Ein weiser Mensch verehrt den Schöpfer der, wie aus der Bibel hervorgeht, den Namen Jehova trägt. (Ps. 83:18) In der Heiligen Schrift wird erklärt, was für Opfer ihm wohlgefällig sind: „Laßt uns Gott allezeit ein Schlachtopfer der Lobpreisung darbringen, das ist die Frucht der Lippen, die eine öffentliche Erklärung für seinen Namen abgeben. Übrigens, vergeßt nicht, Gutes zu tun und die Dinge mit anderen zu teilen, denn solche Schlachtopfer sind Gott wohlgefällig.“ Jehova Gott nimmt solche Opfer an und verheißt denen, die sie darbringen, als Belohnung „Rettung“, ja ewiges Leben. Es ist daher weise, Jehova anzubeten! — Hebr. 13:15, 16; 6:9-12.
Einstellung gegenüber den Opfergaben, die Götterbildern dargebracht werden
Was würdest du nun tun, wenn du jemand besuchtest und man dir, um dir Gastfreundschaft zu erweisen, Speisen anböte, die vor dem Götterbild gestanden haben? Wäre es verkehrt, davon zu essen?
Im ersten Jahrhundert war es Sitte, die Speisen, die man den Götterbildern ehrfurchtsvoll als Opfergabe darbrachte, nachher zu essen. Dadurch, daß der Anbetende diese Speisen aß, hatte er Gemeinschaft mit dem Dämonengott, den das Bild darstellte. (1. Kor. 10:18-22) Den Christen wurde daher der Rat gegeben, sich „der Dinge zu enthalten, die Götzen geopfert wurden“. Es wäre verkehrt, wenn ein Anbeter Jehovas Speisen essen würde, die einer Gottheit in dem Gedanken geopfert worden waren, dadurch die Gottheit zu verehren. — Apg. 15:28, 29.
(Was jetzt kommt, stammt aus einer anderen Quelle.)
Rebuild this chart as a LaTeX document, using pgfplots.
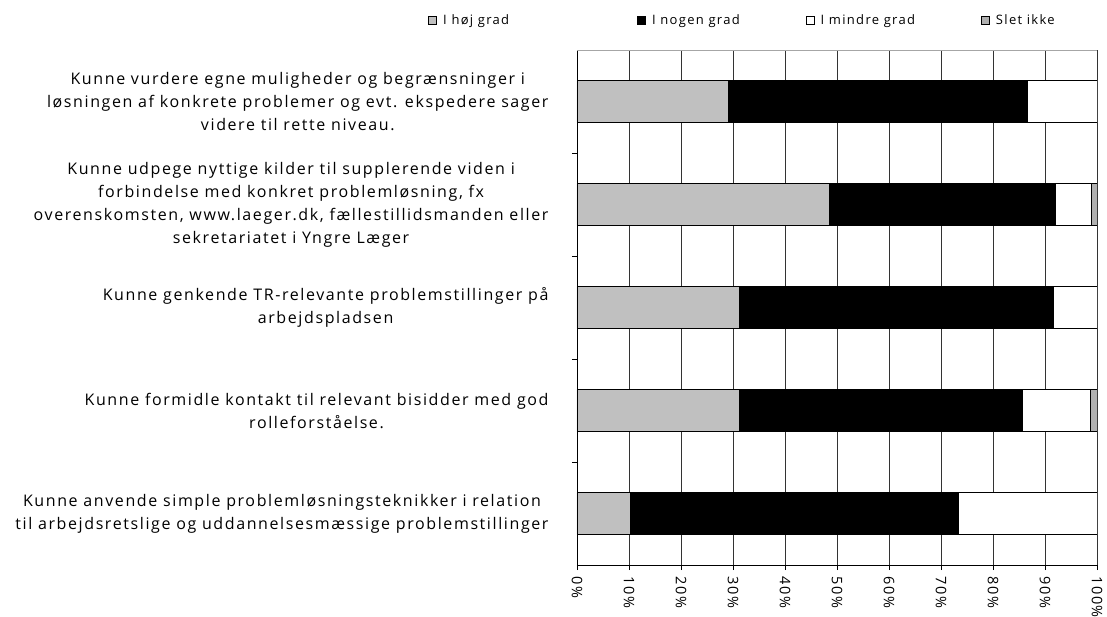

Dagegen mag es Personen geben, die ohne einen Gedanken an das Götterbild oder an seine Verehrung Speisen vom Altar nehmen und sie Gästen anbieten. Würde sich dadurch etwas ändern? Über eine solche Situation lesen wir in der Heiligen Schrift folgendes: „Was nun das Essen von Speisen betrifft, die Götzen dargebracht worden sind, so wissen wir, daß ein Götze nichts ist in der Welt und daß es keinen GOTT gibt außer e i n e m. ... wenn wir nicht essen, haben wir keinen Nachteil, und wenn wir essen, ist dies für uns kein Verdienst. Doch wacht beständig darüber daß diese eure Befugnis nicht irgendwie eine Ursache zum Straucheln für die werde, die schwach sind.“ — 1. Kor. 8:4-13.
Es wäre also nicht verkehrt, unter solchen Umständen die Speise zu essen, doch muß man berücksichtigen, wie es sich auf andere auswirkt, wenn man davon ißt. Ein Christ möchte nicht, daß ein anderer denkt, er verehre ein Götterbild. Deshalb mag es für ihn weise sein, solche Speisen nicht zu essen, um keinen falschen Eindruck zu erwecken und vielleicht jemanden zum Straucheln zu bringen. — 1. Kor. 10:25-29.
Es nützt einem nichts, Götterbilder zu verehren, denn sie sind ja leblos. Sie können nicht denken und nicht fühlen, daher können sie auch die ihnen dargebrachten Opfer nicht annehmen. Wie gut ist es jedoch, daß es einen lebendigen Gott gibt, Jehova, der unsere Opfer annehmen kann und der „denen, die ihn ernstlich suchen, ein Belohner wird“! — Hebr. 11:6.
[Fußnote]
a Elfte Ausgabe, Band 23, S. 983 und 984.